Talk Together: Comparing Plants

  • real and artificial plants and flowers
  • cultivate
  • plant

MA Standards:

English Language Arts/Speaking and Listening/SL.PK.MA.1: Participate in collaborative conversations with diverse partners during daily routines and play.
English Language Arts/Language/L.PK.MA.1: Demonstrate use of oral language in informal everyday activities.
English Language Arts/Language/L.PK.MA.6: Use words and phrases acquired through conversations, listening to books read aloud, activities, and play.

Head Start Outcomes

Language Development/Receptive Language: Attends to language during conversations, songs, stories, or other learning experiences.
Language Development/Expressive Language: Uses language to express ideas and needs.
Logic and Reasoning/Reasoning and Problem Solving: Classifies, compares, and contrasts objects, events, and experiences.

PreK Learning Guidelines:

English Language Arts/Language 2: Participate actively in discussions, listen to the ideas of others, and ask and answer relevant questions.
Science and Technology/Living Things and Their Environment 15: Use their senses of sight, hearing, touch, smell, and taste to explore their environment using sensory vocabulary.

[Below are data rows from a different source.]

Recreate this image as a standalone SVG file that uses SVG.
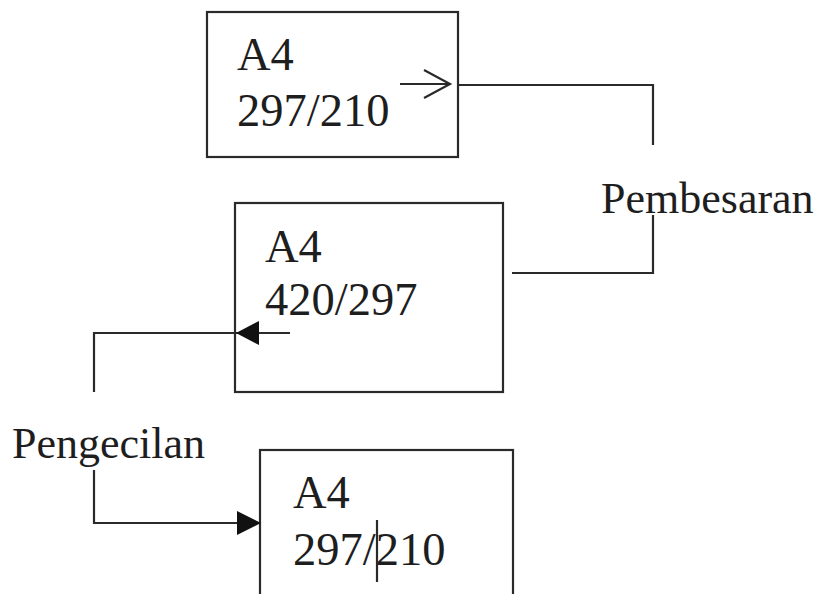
<svg xmlns="http://www.w3.org/2000/svg" width="816" height="594" viewBox="0 0 816 594">
  <style>
    .box { fill: none; stroke: #2a2a2a; stroke-width: 2.2; }
    .wire { fill: none; stroke: #2a2a2a; stroke-width: 2.2; }
    .lbl { font-family: 'Liberation Serif', 'DejaVu Serif', 'Times New Roman', serif; font-size: 44px; fill: #1e1e1e; }
    .size { font-size: 46.5px; }
    .head { fill: #111; stroke: none; }
  </style>
  <rect width="816" height="594" fill="#ffffff"/>

  <!-- paper sizes -->
  <g id="node-a4-original">
    <rect class="box" x="207" y="12" width="251" height="145"/>
    <text class="lbl size" x="237" y="70">A4</text>
    <text class="lbl size" x="237" y="126">297/210</text>
  </g>
  <g id="node-a4-enlarged">
    <rect class="box" x="235" y="203" width="268" height="189"/>
    <text class="lbl size" x="265" y="262">A4</text>
    <text class="lbl size" x="265" y="315">420/297</text>
  </g>
  <g id="node-a4-reduced">
    <rect class="box" x="260" y="450" width="253" height="160"/>
    <text class="lbl size" x="293" y="508">A4</text>
    <text class="lbl size" x="293" y="565">297/210</text>
    <line class="wire" x1="377" y1="520" x2="377" y2="582"/>
  </g>

  <!-- operation labels -->
  <g id="label-pembesaran">
    <text class="lbl" x="601" y="213">Pembesaran</text>
  </g>
  <g id="label-pengecilan">
    <text class="lbl" x="12" y="458">Pengecilan</text>
  </g>

  <g id="connectors">
    <!-- enlargement path -->
    <line class="wire" x1="400" y1="84" x2="450" y2="84"/>
    <polyline class="wire" points="424,70 450,84 424,98" stroke-width="2.6"/>
    <polyline class="wire" points="457,85 653,85 653,145"/>
    <polyline class="wire" points="653,215 653,273 512,273"/>
    <!-- reduction path -->
    <polyline class="wire" points="290,333 94,333 94,392"/>
    <polygon class="head" points="236,333 259,321 259,345"/>
    <polyline class="wire" points="94,470 94,523 240,523"/>
    <polygon class="head" points="261,523 237,511 237,535"/>
  </g>
</svg>
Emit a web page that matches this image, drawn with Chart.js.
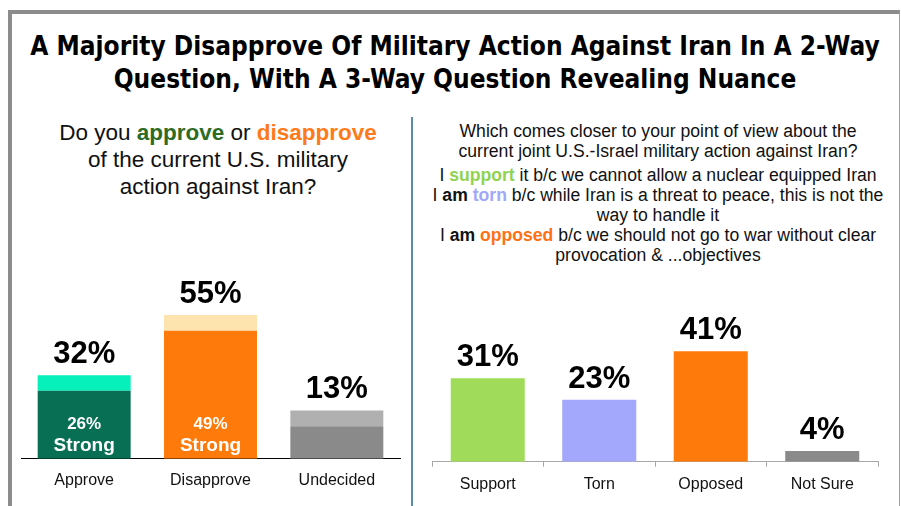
<!DOCTYPE html>
<html>
<head>
<meta charset="utf-8">
<script src="https://cdn.jsdelivr.net/npm/chart.js@4"></script>
<style>
  body { margin: 0; width: 901px; height: 506px; background: #fff; position: relative; overflow: hidden; font-family: "Liberation Sans", Arial, sans-serif; }
  .frame { position: absolute; left: 8px; top: 10px; width: 887px; height: 520px; border-top: 4px solid #8c8c8c; border-left: 4px solid #8c8c8c; border-right: 1px solid #a0a0a0; }
  .divider { position: absolute; left: 411px; top: 117px; width: 2px; height: 400px; background: #5a8da5; }
  .title { position: absolute; left: 12px; width: 886px; top: 30px; text-align: center; font-family: "DejaVu Sans Condensed", "DejaVu Sans", sans-serif; font-weight: bold; font-size: 26px; line-height: 33px; color: #000; }
  .qleft { position: absolute; left: 18px; width: 400px; top: 119px; text-align: center; font-size: 22.5px; line-height: 27px; color: #111; }
  .qright { position: absolute; left: 398px; width: 520px; top: 121px; text-align: center; font-size: 17.6px; line-height: 20px; color: #111; }
  canvas { position: absolute; top: 0; }
</style>
</head>
<body>
<div class="frame"></div>
<div class="divider"></div>
<div class="title">A Majority Disapprove Of Military Action Against Iran In A 2-Way<br>Question, With A 3-Way Question Revealing Nuance</div>
<div class="qleft">Do you <b style="color:#2e6b24">approve</b> or <b style="color:#fe7a1a">disapprove</b><br>of the current U.S. military<br>action against Iran?</div>
<div class="qright">Which comes closer to your point of view about the<br>current joint U.S.-Israel military action against Iran?<div style="height:4px"></div>I <b style="color:#8fd34f">support</b> it b/c we cannot allow a nuclear equipped Iran<br>I <b>am</b> <b style="color:#a0a8f8">torn</b> b/c while Iran is a threat to peace, this is not the<br>way to handle it<br>I <b>am</b> <b style="color:#fe7215">opposed</b> b/c we should not go to war without clear<br>provocation &amp; ...objectives</div>
<canvas id="left" width="412" height="506" style="left:0"></canvas>
<canvas id="right" width="487" height="506" style="left:414px"></canvas>
<script>
// left: approve / disapprove (strong + soft stacked)
const leftCategories = ['Approve', 'Disapprove', 'Undecided'];
const leftStrong = [26, 49, 12.5];
const leftSoft = [6, 6, 6];
const leftTotalLabels = ['32%', '55%', '13%'];
const leftStrongLabels = ['26%', '49%', ''];

// right: 3-way question
const rightCategories = ['Support', 'Torn', 'Opposed', 'Not Sure'];
const rightValues = [31, 23, 41, 4];
const rightLabels = ['31%', '23%', '41%', '4%'];

const FONT = '"Liberation Sans", Arial, sans-serif';

// draws the big % above each bar, and the "Strong" text inside the left bars
const valueLabels = {
  id: 'valueLabels',
  afterDatasetsDraw(chart, args, opts) {
    const ctx = chart.ctx;
    const n = chart.data.datasets.length;
    const topMeta = chart.getDatasetMeta(n - 1);
    const base = chart.scales.y.getPixelForValue(0);
    ctx.save();
    ctx.textAlign = 'center';
    topMeta.data.forEach((bar, i) => {
      ctx.fillStyle = '#000';
      ctx.font = 'bold 31px ' + FONT;
      ctx.textBaseline = 'alphabetic';
      ctx.fillText(opts.totals[i], bar.x, bar.y - 12);
      if (opts.inner && opts.inner[i]) {
        ctx.fillStyle = '#fff';
        ctx.font = 'bold 17px ' + FONT;
        ctx.fillText(opts.inner[i], bar.x, base - 30);
        ctx.font = 'bold 19px ' + FONT;
        ctx.fillText('Strong', bar.x, base - 8);
      }
    });
    ctx.restore();
  }
};

new Chart(document.getElementById('left'), {
  type: 'bar',
  data: {
    labels: leftCategories,
    datasets: [
      {
        label: 'Strong',
        data: leftStrong,
        backgroundColor: ['#086f55', '#fe7a0a', '#8a8a8a'],
        barPercentage: 0.736,
        categoryPercentage: 1,
      },
      {
        label: 'Soft',
        data: leftSoft,
        backgroundColor: ['#05f0bb', '#fde3ad', '#b0b0b0'],
        barPercentage: 0.736,
        categoryPercentage: 1,
      },
    ],
  },
  options: {
    responsive: false,
    animation: false,
    layout: { padding: { top: 302, bottom: 12, left: 21, right: 12 } },
    plugins: {
      legend: { display: false },
      tooltip: { enabled: false },
      valueLabels: { totals: leftTotalLabels, inner: leftStrongLabels },
    },
    scales: {
      x: {
        stacked: true,
        grid: { display: false },
        border: { color: '#000', width: 1 },
        ticks: { color: '#111', font: { family: FONT, size: 16 }, padding: 4 },
      },
      y: { stacked: true, display: false, min: 0, max: 60 },
    },
  },
  plugins: [valueLabels],
});

new Chart(document.getElementById('right'), {
  type: 'bar',
  data: {
    labels: rightCategories,
    datasets: [
      {
        label: 'Share',
        data: rightValues,
        backgroundColor: ['#a0dc5a', '#a3a8fd', '#fe7a0a', '#8a8a8a'],
        barPercentage: 0.664,
        categoryPercentage: 1,
      },
    ],
  },
  options: {
    responsive: false,
    animation: false,
    layout: { padding: { top: 300, bottom: 4, left: 18, right: 23 } },
    plugins: {
      legend: { display: false },
      tooltip: { enabled: false },
      valueLabels: { totals: rightLabels },
    },
    scales: {
      x: {
        grid: { display: true, drawOnChartArea: false, offset: true, tickLength: 5, color: '#a8a8a8' },
        border: { color: '#a8a8a8', width: 1 },
        ticks: { color: '#111', font: { family: FONT, size: 16 }, padding: 8 },
      },
      y: { display: false, min: 0, max: 60 },
    },
  },
  plugins: [valueLabels],
});
</script>
</body>
</html>
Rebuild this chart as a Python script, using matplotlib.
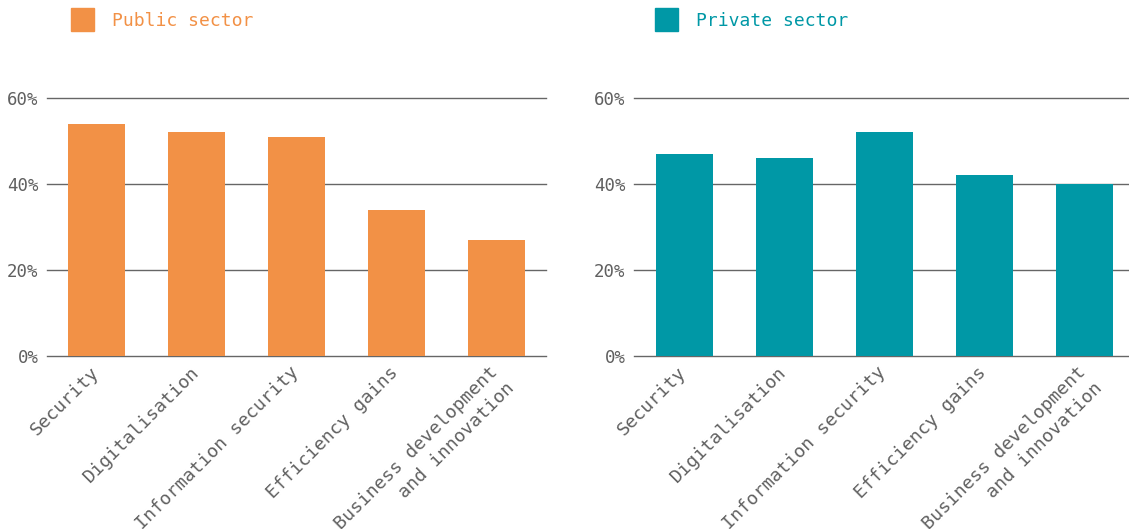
import matplotlib
matplotlib.use('Agg')
import matplotlib.pyplot as plt
import matplotlib.transforms as mtransforms
from matplotlib.patches import Rectangle

plt.rcParams['font.family'] = ['DejaVu Sans Mono']

categories = ['Security', 'Digitalisation', 'Information security',
              'Efficiency gains', 'Business development\nand innovation']
public_values = [54, 52, 51, 34, 27]
private_values = [47, 46, 52, 42, 40]
y_ticks = [0, 20, 40, 60]
tick_labels = ['0%', '20%', '40%', '60%']

orange = '#F29146'
teal = '#0098A6'
grid_col = '#666666'
text_col = '#606060'

W, H = 1129, 529
fig = plt.figure(figsize=(W / 100, H / 100), dpi=100)


def panel(left, right, values, color, xmax):
    ax = fig.add_axes([left / W, (H - 356) / H, (right - left) / W, 258 / H])
    ax.bar(range(len(values)), values, width=0.57, color=color, zorder=3)
    ax.set_xlim(-0.5, xmax)
    ax.set_ylim(0, 60)
    ax.set_yticks(y_ticks)
    ax.set_yticklabels(tick_labels)
    ax.grid(axis='y', color=grid_col, linewidth=1, zorder=0)
    ax.set_axisbelow(True)
    for line in ax.get_ygridlines():
        line.set_clip_on(False)
    for s in ax.spines.values():
        s.set_visible(False)
    ax.tick_params(axis='y', length=0, labelsize=12.5, colors=text_col, pad=6)
    ax.tick_params(axis='x', length=0, labelsize=13.2, colors=text_col, pad=5)
    ax.set_xticks(range(len(categories)))
    labels = ax.set_xticklabels(categories, rotation=45, ha='right',
                                rotation_mode='anchor', multialignment='right',
                                linespacing=1.35)
    shift = mtransforms.ScaledTranslation(-7 / 100, 0, fig.dpi_scale_trans)
    for lab in labels:
        lab.set_transform(lab.get_transform() + shift)
    return ax


panel(47, 546, public_values, orange, 4.5)
panel(634, 1129, private_values, teal, 4.45)

# legend squares and labels
for x0, color, label in [(71, orange, 'Public sector'), (655, teal, 'Private sector')]:
    fig.patches.append(Rectangle((x0 / W, (H - 31) / H), 23 / W, 23 / H,
                                 transform=fig.transFigure, color=color))
    fig.text((x0 + 41) / W, (H - 21) / H, label, color=color,
             fontsize=13, va='center', ha='left')

fig.savefig('out.png', dpi=100)
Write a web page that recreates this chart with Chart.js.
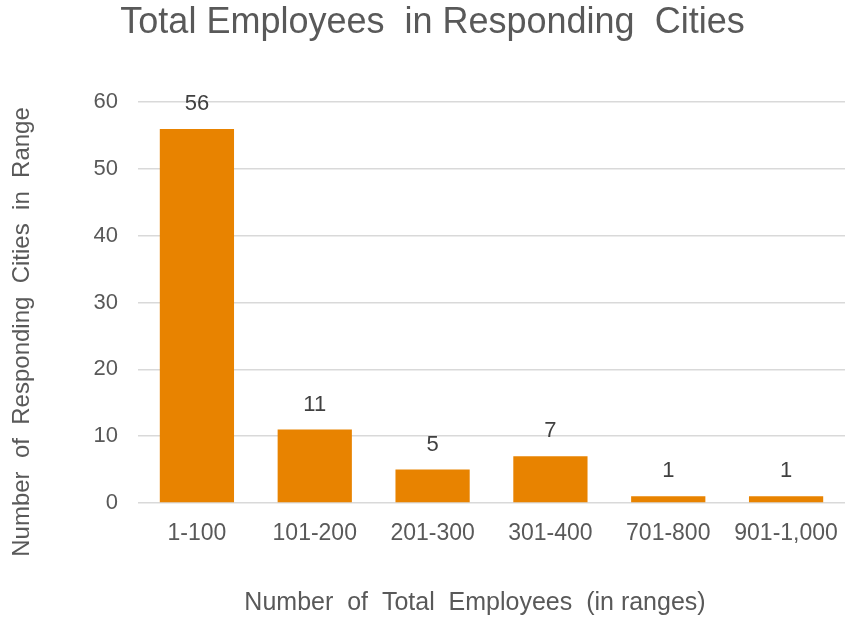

Talk Together: Comparing Plants

© Commonwealth of Massachusetts, Department of Early Education and Care (Jennifer Waddell photographer). All rights reserved.

ELA Focus Skills: Compare and Contrast, Listening and Speaking, Vocabulary

Display different types of plants and flowers for children to compare. Invite children to explore the plants and flowers using their senses: Encourage them to touch, smell, and look closely at the parts of the plants. Talk with children about the plants and flowers. Ask, How are the plants the same? How are they different?

  • Encourage children to use vocabulary they have been learning during the unit, such as leaves and plants, and any descriptive words, such as smooth, shiny, etc., to articulate the differences between the plants. 
  • Review how some plants grow naturally in their environment and other plants are planted and grown by people in gardens (cultivated).